Work to do:
Return the lines below exactly, from the first line to the line that contains "5.25, 5.05, 4.95];". Leave out pictures.
BEGIN Provided material
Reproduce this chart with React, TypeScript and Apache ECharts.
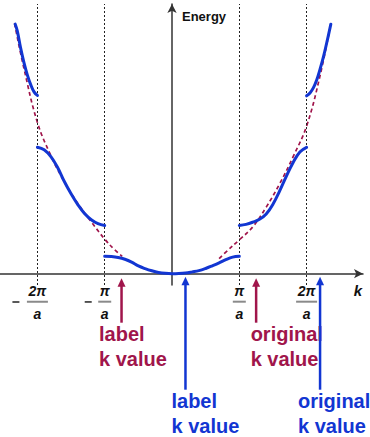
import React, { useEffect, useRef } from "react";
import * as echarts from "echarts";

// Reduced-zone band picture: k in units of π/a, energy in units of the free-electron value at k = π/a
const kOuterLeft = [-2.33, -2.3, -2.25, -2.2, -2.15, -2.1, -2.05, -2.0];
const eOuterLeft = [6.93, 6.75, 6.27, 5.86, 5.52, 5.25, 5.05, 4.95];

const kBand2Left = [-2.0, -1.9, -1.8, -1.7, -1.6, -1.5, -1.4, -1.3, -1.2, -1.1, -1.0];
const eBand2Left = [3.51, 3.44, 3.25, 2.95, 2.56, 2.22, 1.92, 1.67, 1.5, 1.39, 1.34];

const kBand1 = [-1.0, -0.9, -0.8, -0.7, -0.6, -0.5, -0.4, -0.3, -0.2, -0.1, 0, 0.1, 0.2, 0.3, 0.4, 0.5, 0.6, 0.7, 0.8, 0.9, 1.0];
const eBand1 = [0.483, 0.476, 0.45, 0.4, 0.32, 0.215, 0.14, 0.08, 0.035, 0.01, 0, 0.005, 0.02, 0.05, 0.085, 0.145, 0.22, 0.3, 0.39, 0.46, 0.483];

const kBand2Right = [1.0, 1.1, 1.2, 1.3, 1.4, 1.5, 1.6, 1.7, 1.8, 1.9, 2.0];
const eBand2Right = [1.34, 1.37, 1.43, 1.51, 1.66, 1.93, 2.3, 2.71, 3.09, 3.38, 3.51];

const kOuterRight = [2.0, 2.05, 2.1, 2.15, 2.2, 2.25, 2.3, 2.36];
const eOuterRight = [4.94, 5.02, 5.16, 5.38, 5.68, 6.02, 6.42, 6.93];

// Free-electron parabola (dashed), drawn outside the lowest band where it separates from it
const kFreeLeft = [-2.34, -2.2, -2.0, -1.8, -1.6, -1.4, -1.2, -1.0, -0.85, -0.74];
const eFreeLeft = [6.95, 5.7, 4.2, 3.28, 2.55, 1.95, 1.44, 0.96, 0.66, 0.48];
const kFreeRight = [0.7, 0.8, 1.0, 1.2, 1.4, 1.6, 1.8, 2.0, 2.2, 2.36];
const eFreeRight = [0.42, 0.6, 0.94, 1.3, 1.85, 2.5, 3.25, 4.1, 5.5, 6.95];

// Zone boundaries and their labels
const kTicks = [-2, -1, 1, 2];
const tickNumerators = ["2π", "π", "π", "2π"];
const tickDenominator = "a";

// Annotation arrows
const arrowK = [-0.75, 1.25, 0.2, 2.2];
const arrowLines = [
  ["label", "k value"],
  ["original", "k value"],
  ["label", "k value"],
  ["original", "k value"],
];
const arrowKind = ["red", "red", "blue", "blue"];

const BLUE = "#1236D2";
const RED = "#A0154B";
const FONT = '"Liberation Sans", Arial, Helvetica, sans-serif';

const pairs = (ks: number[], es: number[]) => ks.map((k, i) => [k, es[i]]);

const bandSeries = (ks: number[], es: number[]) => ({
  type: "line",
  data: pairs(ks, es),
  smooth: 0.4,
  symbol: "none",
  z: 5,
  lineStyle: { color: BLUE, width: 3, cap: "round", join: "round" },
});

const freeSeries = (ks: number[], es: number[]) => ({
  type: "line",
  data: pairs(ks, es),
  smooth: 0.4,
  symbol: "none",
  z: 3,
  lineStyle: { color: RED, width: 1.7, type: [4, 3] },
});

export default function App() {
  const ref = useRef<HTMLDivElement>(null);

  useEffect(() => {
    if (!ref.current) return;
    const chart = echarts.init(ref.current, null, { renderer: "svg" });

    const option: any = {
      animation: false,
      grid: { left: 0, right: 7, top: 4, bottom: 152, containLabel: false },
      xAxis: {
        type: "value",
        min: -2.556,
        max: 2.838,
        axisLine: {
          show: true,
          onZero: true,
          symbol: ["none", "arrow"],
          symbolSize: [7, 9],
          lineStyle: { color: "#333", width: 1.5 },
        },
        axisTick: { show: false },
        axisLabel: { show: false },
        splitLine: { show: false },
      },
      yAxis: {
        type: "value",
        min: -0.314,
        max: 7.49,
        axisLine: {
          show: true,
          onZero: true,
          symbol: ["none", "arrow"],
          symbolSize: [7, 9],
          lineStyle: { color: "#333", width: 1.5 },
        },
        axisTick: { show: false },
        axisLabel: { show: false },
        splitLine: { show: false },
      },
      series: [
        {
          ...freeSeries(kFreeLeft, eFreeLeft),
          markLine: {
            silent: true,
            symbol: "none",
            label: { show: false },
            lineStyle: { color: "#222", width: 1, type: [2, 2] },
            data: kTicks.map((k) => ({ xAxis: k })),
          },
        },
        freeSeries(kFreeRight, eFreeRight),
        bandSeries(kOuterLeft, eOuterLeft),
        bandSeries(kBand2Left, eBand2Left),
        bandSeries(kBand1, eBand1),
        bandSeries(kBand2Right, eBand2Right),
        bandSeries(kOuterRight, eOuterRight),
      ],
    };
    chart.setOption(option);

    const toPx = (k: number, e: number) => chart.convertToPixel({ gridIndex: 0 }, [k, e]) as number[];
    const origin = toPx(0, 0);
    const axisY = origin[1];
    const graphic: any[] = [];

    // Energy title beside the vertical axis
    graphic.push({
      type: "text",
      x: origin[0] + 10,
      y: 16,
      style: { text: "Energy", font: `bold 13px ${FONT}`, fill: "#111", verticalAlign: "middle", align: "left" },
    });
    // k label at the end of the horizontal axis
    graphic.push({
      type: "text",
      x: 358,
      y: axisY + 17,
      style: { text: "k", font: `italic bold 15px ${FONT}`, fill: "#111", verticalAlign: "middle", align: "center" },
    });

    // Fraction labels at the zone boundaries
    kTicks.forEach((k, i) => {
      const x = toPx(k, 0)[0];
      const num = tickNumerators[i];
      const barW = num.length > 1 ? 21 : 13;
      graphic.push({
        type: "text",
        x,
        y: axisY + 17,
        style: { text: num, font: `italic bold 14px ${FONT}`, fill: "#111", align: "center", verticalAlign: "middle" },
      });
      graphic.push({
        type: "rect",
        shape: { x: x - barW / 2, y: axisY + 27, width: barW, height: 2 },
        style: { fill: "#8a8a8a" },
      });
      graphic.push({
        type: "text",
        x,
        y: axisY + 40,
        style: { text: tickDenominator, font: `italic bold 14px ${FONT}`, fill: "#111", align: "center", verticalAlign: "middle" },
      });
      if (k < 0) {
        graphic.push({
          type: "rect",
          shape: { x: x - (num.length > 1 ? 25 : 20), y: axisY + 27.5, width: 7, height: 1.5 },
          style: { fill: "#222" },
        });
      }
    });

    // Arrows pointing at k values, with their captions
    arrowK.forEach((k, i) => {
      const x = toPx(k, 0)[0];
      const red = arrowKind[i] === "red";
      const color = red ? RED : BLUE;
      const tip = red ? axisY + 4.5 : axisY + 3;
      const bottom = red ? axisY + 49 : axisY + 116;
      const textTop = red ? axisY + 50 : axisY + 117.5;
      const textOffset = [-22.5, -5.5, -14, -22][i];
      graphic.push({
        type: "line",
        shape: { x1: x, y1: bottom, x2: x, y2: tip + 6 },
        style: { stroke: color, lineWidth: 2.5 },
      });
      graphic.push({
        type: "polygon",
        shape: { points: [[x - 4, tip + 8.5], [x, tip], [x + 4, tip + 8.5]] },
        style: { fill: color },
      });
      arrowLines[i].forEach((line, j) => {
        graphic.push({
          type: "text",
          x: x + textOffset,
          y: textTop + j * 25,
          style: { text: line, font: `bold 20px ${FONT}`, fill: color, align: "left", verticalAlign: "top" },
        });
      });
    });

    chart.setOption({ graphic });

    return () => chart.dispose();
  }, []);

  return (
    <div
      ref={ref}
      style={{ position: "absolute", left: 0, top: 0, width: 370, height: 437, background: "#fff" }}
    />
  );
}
END Provided material
Full response:
Reproduce this chart with React, TypeScript and Apache ECharts.
import React, { useEffect, useRef } from "react";
import * as echarts from "echarts";

// Reduced-zone band picture: k in units of π/a, energy in units of the free-electron value at k = π/a
const kOuterLeft = [-2.33, -2.3, -2.25, -2.2, -2.15, -2.1, -2.05, -2.0];
const eOuterLeft = [6.93, 6.75, 6.27, 5.86, 5.52, 5.25, 5.05, 4.95];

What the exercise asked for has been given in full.